== Provided entries ==
========

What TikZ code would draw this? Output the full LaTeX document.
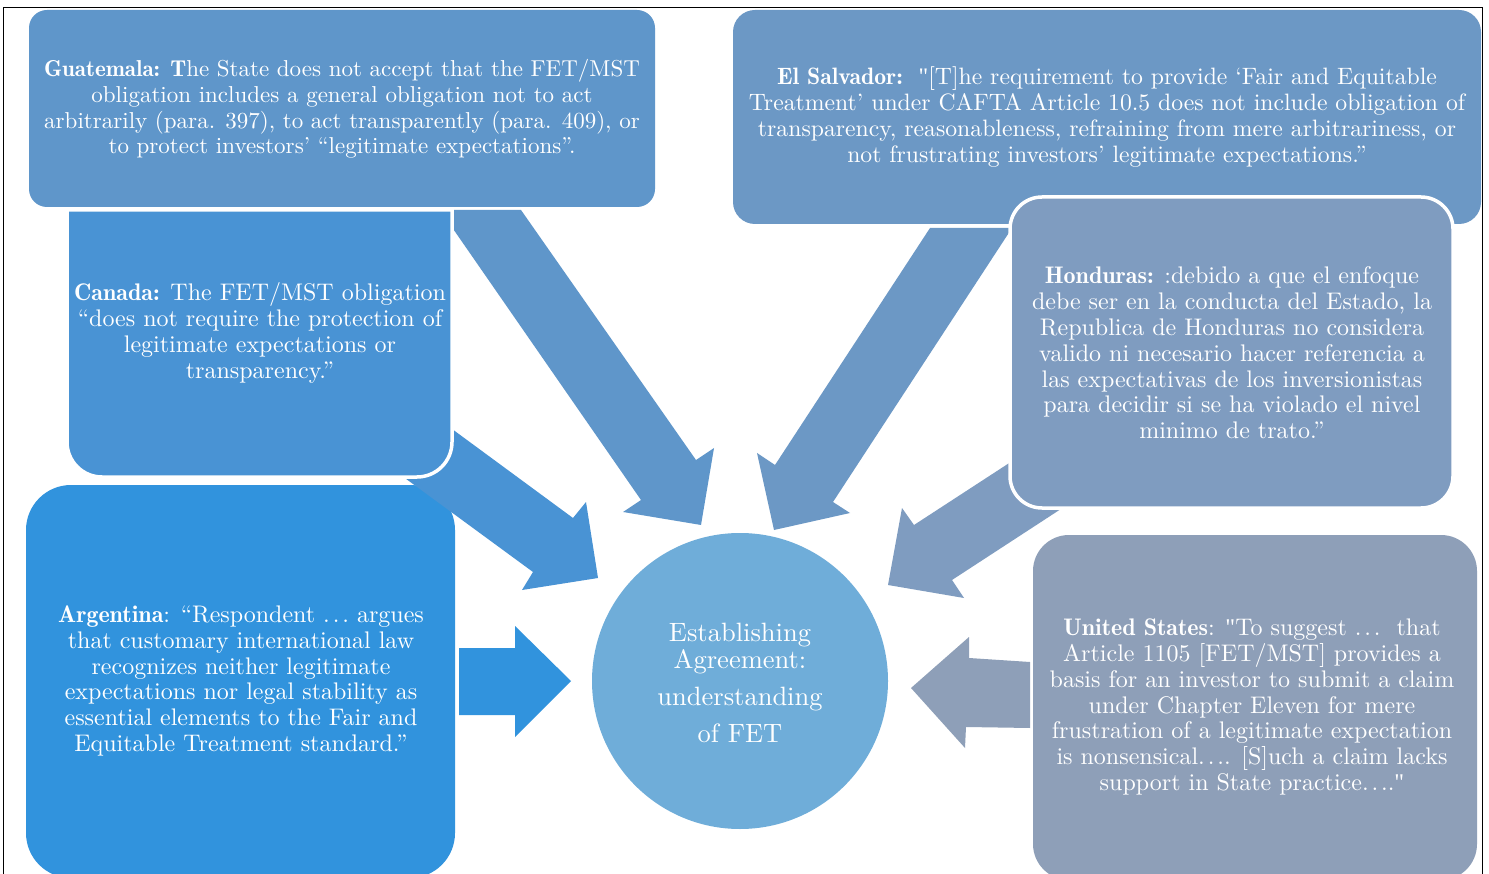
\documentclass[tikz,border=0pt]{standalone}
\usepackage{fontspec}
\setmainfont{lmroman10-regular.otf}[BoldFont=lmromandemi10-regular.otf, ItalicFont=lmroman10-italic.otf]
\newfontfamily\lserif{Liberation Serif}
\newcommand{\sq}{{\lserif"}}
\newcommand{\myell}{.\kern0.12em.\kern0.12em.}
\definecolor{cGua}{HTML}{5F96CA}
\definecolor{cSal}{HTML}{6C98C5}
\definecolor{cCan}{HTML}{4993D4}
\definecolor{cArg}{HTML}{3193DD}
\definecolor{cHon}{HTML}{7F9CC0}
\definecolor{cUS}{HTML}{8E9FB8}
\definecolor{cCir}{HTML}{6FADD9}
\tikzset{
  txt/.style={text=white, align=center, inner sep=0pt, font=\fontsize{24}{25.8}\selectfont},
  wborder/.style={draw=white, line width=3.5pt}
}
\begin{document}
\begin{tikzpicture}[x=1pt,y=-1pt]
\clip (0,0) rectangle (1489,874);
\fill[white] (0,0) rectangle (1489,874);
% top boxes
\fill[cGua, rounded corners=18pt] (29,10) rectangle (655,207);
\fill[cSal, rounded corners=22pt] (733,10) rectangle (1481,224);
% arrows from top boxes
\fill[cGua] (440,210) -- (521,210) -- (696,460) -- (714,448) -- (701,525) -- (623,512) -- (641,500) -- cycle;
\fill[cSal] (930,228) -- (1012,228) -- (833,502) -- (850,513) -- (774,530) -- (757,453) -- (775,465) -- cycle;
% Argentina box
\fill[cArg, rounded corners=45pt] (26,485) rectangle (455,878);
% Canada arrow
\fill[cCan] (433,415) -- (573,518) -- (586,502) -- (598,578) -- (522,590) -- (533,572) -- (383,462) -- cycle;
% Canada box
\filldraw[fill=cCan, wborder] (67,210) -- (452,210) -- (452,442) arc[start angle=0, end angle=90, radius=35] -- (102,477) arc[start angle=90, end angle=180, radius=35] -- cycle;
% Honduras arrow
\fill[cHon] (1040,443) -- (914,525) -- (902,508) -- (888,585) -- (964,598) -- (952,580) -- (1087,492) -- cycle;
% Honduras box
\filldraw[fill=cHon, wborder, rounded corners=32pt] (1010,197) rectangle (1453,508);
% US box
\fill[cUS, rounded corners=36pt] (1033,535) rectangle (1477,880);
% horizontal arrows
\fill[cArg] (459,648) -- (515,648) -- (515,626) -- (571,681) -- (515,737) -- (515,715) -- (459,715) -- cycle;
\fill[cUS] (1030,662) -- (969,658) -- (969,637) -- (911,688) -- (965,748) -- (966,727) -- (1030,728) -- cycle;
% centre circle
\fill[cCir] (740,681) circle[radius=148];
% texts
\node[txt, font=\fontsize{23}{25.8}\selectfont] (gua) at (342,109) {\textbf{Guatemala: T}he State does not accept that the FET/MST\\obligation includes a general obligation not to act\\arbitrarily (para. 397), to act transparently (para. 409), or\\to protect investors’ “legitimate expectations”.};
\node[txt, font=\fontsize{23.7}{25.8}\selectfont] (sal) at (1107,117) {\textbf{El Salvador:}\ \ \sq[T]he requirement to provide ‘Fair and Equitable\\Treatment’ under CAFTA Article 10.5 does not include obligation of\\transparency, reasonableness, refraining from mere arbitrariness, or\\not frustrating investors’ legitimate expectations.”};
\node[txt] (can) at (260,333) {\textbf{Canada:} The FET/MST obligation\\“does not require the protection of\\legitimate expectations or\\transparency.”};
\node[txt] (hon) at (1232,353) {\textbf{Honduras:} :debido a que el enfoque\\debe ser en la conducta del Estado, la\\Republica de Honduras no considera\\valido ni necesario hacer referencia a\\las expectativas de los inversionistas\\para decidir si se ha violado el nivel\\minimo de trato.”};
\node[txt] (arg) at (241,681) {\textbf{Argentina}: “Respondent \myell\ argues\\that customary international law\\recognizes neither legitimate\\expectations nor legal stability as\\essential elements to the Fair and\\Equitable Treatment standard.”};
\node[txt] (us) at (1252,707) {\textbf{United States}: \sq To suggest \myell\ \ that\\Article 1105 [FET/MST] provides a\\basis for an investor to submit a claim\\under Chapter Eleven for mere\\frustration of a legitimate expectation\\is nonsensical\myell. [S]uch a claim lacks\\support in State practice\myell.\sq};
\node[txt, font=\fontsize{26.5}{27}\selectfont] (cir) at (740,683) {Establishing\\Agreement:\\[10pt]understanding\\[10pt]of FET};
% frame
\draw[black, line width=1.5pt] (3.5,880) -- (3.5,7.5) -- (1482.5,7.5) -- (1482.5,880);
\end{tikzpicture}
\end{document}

========

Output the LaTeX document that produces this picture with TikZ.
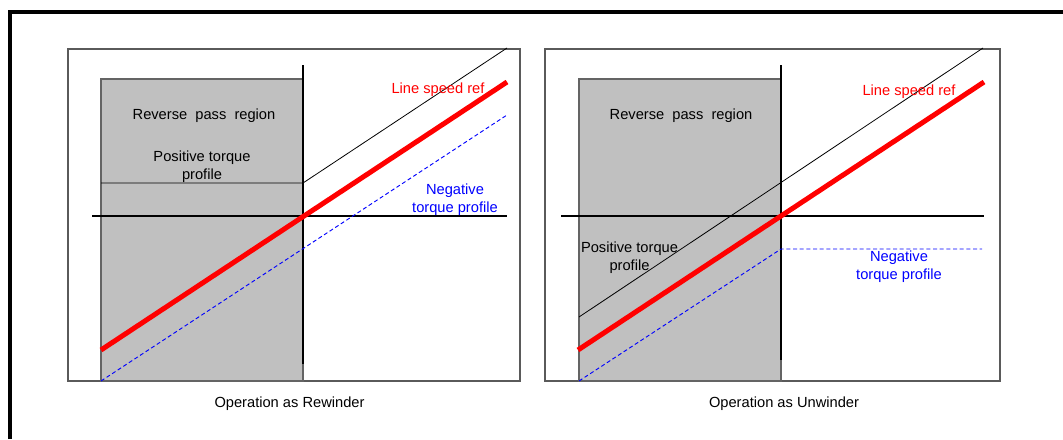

========

== Exercise task ==
Return each line that includes "LaTeX".

== Full solution ==
What TikZ code would draw this? Output the full LaTeX document.
Output the LaTeX document that produces this picture with TikZ.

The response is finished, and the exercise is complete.